— Written task —
Exclude the pictures and reproduce the remaining data exactly as written.

— begin Available records —

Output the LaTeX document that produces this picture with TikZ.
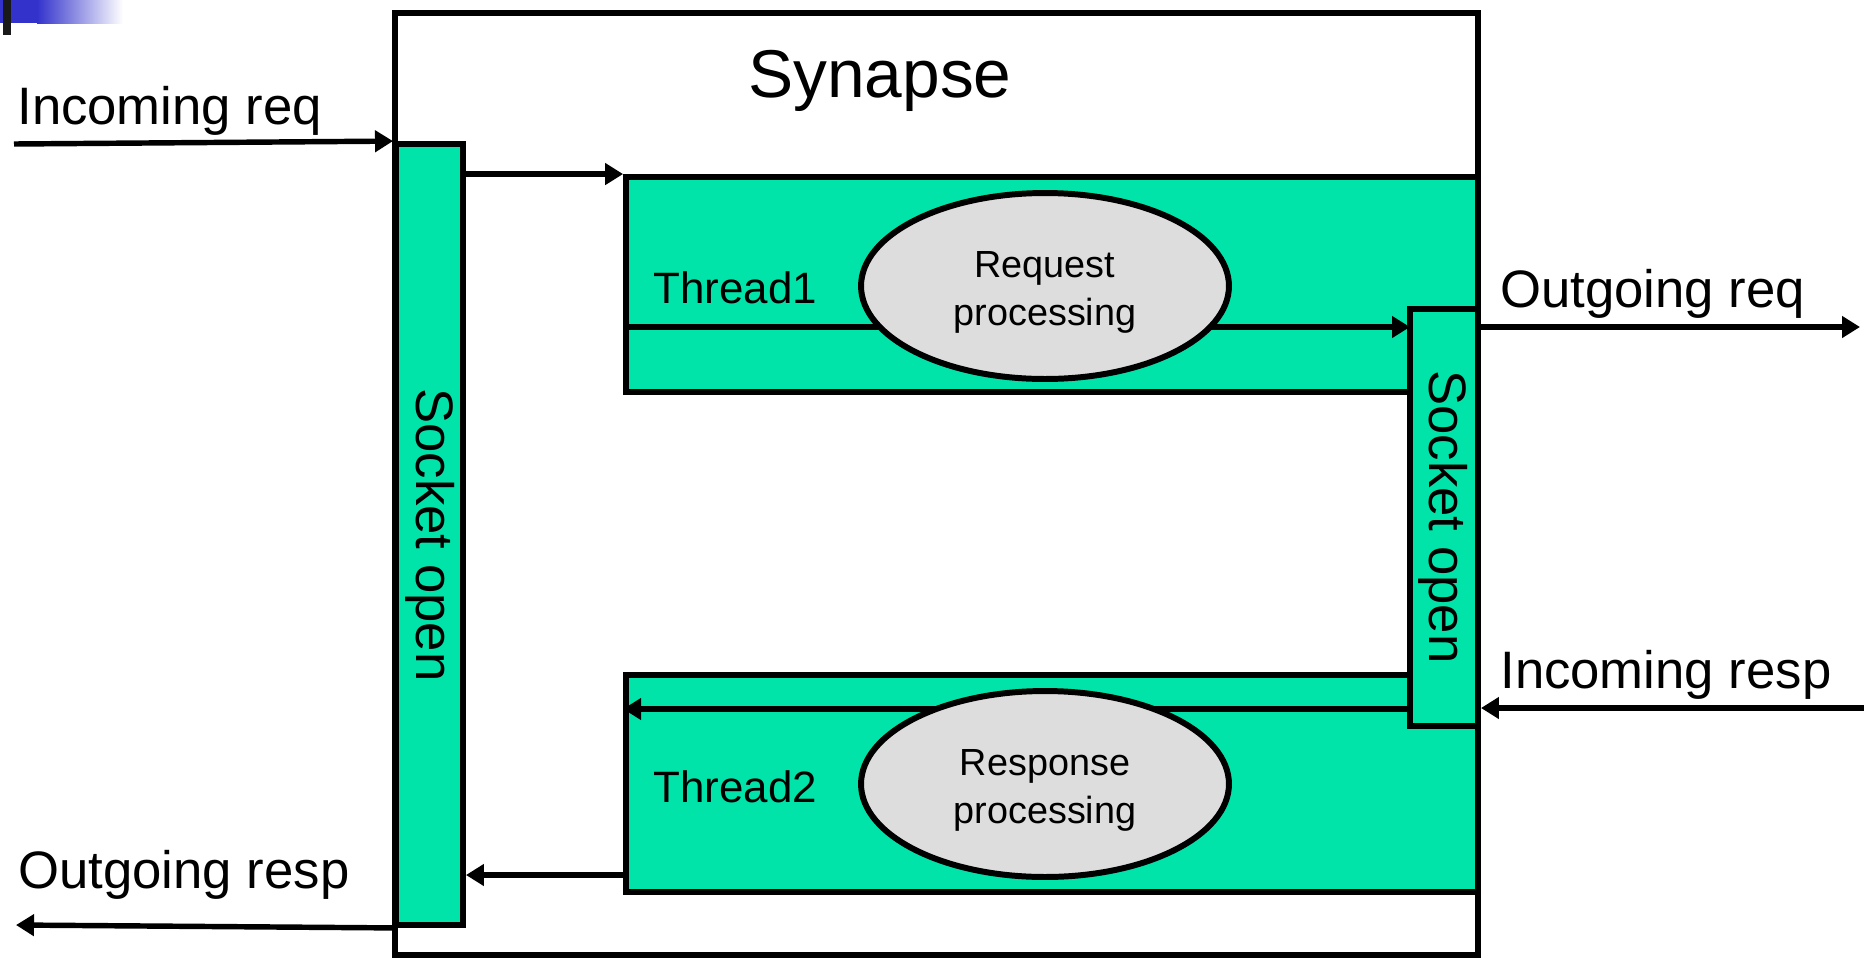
\documentclass[tikz,border=0pt]{standalone}
\usepackage{fontspec}
\setmainfont{Liberation Sans}
\usetikzlibrary{arrows.meta,positioning,shapes}
\definecolor{sockgreen}{RGB}{0,228,170}
\definecolor{procgray}{RGB}{221,221,221}
\definecolor{barblue}{RGB}{51,51,204}
\tikzset{
outer_box/.style={
	% The shape:
	rectangle,
	% The border:
	line width=3pt,
	draw=black,
	inner sep=0pt
}
}
\tikzset{
green_box/.style={
	% The shape:
	rectangle,
	% The border:
	line width=3.4pt,
	draw=black,
	% The filling:
	fill=sockgreen,
	inner sep=0pt
},
proc_ellipse/.style={
	% The shape:
	ellipse,
	% The size:
	minimum width=7.36cm,
	minimum height=3.72cm,
	% The border:
	line width=3.4pt,
	draw=black,
	% The filling:
	fill=procgray,
	inner sep=0pt
},
proc_text/.style={
	% Font
	font=\fontsize{21.5}{27}\selectfont,
	align=center,
	inner sep=0pt,
	yshift=-0.13cm
},
big_label/.style={inner sep=0pt, anchor=base west, font=\fontsize{30}{36}\selectfont},
thread_label/.style={inner sep=0pt, anchor=base west, font=\fontsize{25}{30}\selectfont},
flow/.style={line width=3.1pt, -{Triangle[length=0.36cm,width=0.42cm]}}
}

\begin{document}
\begin{tikzpicture}[x=0.02cm, y=-0.02cm]
	\useasboundingbox (0,0) rectangle (1864,958);
	% corner mark
	\fill[barblue] (0,0) rectangle (37,23);
	\shade[left color=barblue, right color=white] (37,0) rectangle (123,23);
	\fill[black!90] (3,0) rectangle (11,35);

	% boxes
	\node[outer_box, minimum width=21.66cm, minimum height=18.84cm] (synapse) at (936.5,484) {};
	\node[inner sep=0pt, anchor=base, font=\fontsize{38.5}{46}\selectfont] (title) at (880,97) {Synapse};
	\node[green_box, minimum width=17.04cm, minimum height=4.3cm] (t1) at (1052,284.5) {};
	\node[green_box, minimum width=17.04cm, minimum height=4.34cm] (t2) at (1052,783.5) {};
	\node[thread_label] (t1lbl) at (653,303) {Thread1};
	\node[thread_label] (t2lbl) at (653,802) {Thread2};

	% levels of the connectors
	\coordinate (lvlreq) at (0,327);
	\coordinate (lvlresp) at (0,709);
	\coordinate (lvlback) at (0,875);
	\coordinate (inreq) at (14,144);
	\coordinate (outreq) at (1860,327);
	\coordinate (inresp) at (1864,708);
	\coordinate (outresp) at (16,925);

	\draw[flow] (t1.west |- lvlreq) -- (1410,327) coordinate (reqend);
	\draw[flow] (1410,709) coordinate (respstart) -- (t2.west |- lvlresp);

	\node[proc_ellipse] (reqproc) at (1045,286) {};
	\node[proc_text] (reqtxt) at (reqproc) {Request\\processing};
	\node[proc_ellipse] (respproc) at (1045,784) {};
	\node[proc_text] (resptxt) at (respproc) {Response\\processing};

	\node[green_box, minimum width=1.34cm, minimum height=15.62cm] (sockL) at (429.5,534.5) {};
	\node[green_box, minimum width=1.36cm, minimum height=8.34cm] (sockR) at (1444,517.5) {};
	\node[rotate=-90, inner sep=0pt, font=\fontsize{30}{36}\selectfont] (sockLtxt) at (430,535) {Socket open};
	\node[rotate=-90, inner sep=0pt, font=\fontsize{30}{36}\selectfont] (sockRtxt) at (1443,517) {Socket open};

	% connectors
	\draw[flow] (inreq) -- (sockL.north west);
	\draw[flow] (sockL.east |- t1.north) -- (t1.north west);
	\draw[flow] (sockR.east |- lvlreq) -- (outreq);
	\draw[flow] (inresp) -- (sockR.east |- inresp);
	\draw[flow] (t2.west |- lvlback) -- (sockL.east |- lvlback);
	\draw[flow] (sockL.south west) -- (outresp);

	% outside labels
	\node[big_label] (inreqlbl) at (17,124) {Incoming req};
	\node[big_label] (outreqlbl) at (1500,307) {Outgoing req};
	\node[big_label] (inresplbl) at (1500,688) {Incoming resp};
	\node[big_label] (outresplbl) at (18,888) {Outgoing resp};
\end{tikzpicture}
\end{document}
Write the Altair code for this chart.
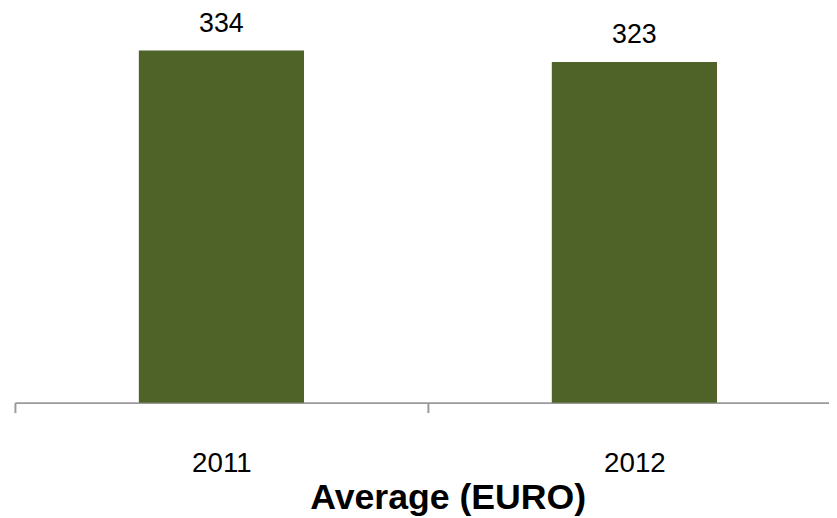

— end Available records —

— Solution to this task —
Output the LaTeX document that produces this picture with TikZ.
\documentclass[tikz,border=0pt]{standalone}
\usepackage{fontspec}
\setmainfont{Liberation Sans}
\usetikzlibrary{arrows.meta,positioning,shapes}
\definecolor{sockgreen}{RGB}{0,228,170}
\definecolor{procgray}{RGB}{221,221,221}
\definecolor{barblue}{RGB}{51,51,204}
\tikzset{
outer_box/.style={
	% The shape:
	rectangle,
	% The border:
	line width=3pt,
	draw=black,
	inner sep=0pt
}
}
\tikzset{
green_box/.style={
	% The shape:
	rectangle,
	% The border:
	line width=3.4pt,
	draw=black,
	% The filling:
	fill=sockgreen,
	inner sep=0pt
},
proc_ellipse/.style={
	% The shape:
	ellipse,
	% The size:
	minimum width=7.36cm,
	minimum height=3.72cm,
	% The border:
	line width=3.4pt,
	draw=black,
	% The filling:
	fill=procgray,
	inner sep=0pt
},
proc_text/.style={
	% Font
	font=\fontsize{21.5}{27}\selectfont,
	align=center,
	inner sep=0pt,
	yshift=-0.13cm
},
big_label/.style={inner sep=0pt, anchor=base west, font=\fontsize{30}{36}\selectfont},
thread_label/.style={inner sep=0pt, anchor=base west, font=\fontsize{25}{30}\selectfont},
flow/.style={line width=3.1pt, -{Triangle[length=0.36cm,width=0.42cm]}}
}

\begin{document}
\begin{tikzpicture}[x=0.02cm, y=-0.02cm]
	\useasboundingbox (0,0) rectangle (1864,958);
	% corner mark
	\fill[barblue] (0,0) rectangle (37,23);
	\shade[left color=barblue, right color=white] (37,0) rectangle (123,23);
	\fill[black!90] (3,0) rectangle (11,35);

	% boxes
	\node[outer_box, minimum width=21.66cm, minimum height=18.84cm] (synapse) at (936.5,484) {};
	\node[inner sep=0pt, anchor=base, font=\fontsize{38.5}{46}\selectfont] (title) at (880,97) {Synapse};
	\node[green_box, minimum width=17.04cm, minimum height=4.3cm] (t1) at (1052,284.5) {};
	\node[green_box, minimum width=17.04cm, minimum height=4.34cm] (t2) at (1052,783.5) {};
	\node[thread_label] (t1lbl) at (653,303) {Thread1};
	\node[thread_label] (t2lbl) at (653,802) {Thread2};

	% levels of the connectors
	\coordinate (lvlreq) at (0,327);
	\coordinate (lvlresp) at (0,709);
	\coordinate (lvlback) at (0,875);
	\coordinate (inreq) at (14,144);
	\coordinate (outreq) at (1860,327);
	\coordinate (inresp) at (1864,708);
	\coordinate (outresp) at (16,925);

	\draw[flow] (t1.west |- lvlreq) -- (1410,327) coordinate (reqend);
	\draw[flow] (1410,709) coordinate (respstart) -- (t2.west |- lvlresp);

	\node[proc_ellipse] (reqproc) at (1045,286) {};
	\node[proc_text] (reqtxt) at (reqproc) {Request\\processing};
	\node[proc_ellipse] (respproc) at (1045,784) {};
	\node[proc_text] (resptxt) at (respproc) {Response\\processing};

	\node[green_box, minimum width=1.34cm, minimum height=15.62cm] (sockL) at (429.5,534.5) {};
	\node[green_box, minimum width=1.36cm, minimum height=8.34cm] (sockR) at (1444,517.5) {};
	\node[rotate=-90, inner sep=0pt, font=\fontsize{30}{36}\selectfont] (sockLtxt) at (430,535) {Socket open};
	\node[rotate=-90, inner sep=0pt, font=\fontsize{30}{36}\selectfont] (sockRtxt) at (1443,517) {Socket open};

	% connectors
	\draw[flow] (inreq) -- (sockL.north west);
	\draw[flow] (sockL.east |- t1.north) -- (t1.north west);
	\draw[flow] (sockR.east |- lvlreq) -- (outreq);
	\draw[flow] (inresp) -- (sockR.east |- inresp);
	\draw[flow] (t2.west |- lvlback) -- (sockL.east |- lvlback);
	\draw[flow] (sockL.south west) -- (outresp);

	% outside labels
	\node[big_label] (inreqlbl) at (17,124) {Incoming req};
	\node[big_label] (outreqlbl) at (1500,307) {Outgoing req};
	\node[big_label] (inresplbl) at (1500,688) {Incoming resp};
	\node[big_label] (outresplbl) at (18,888) {Outgoing resp};
\end{tikzpicture}
\end{document}
Write the Altair code for this chart.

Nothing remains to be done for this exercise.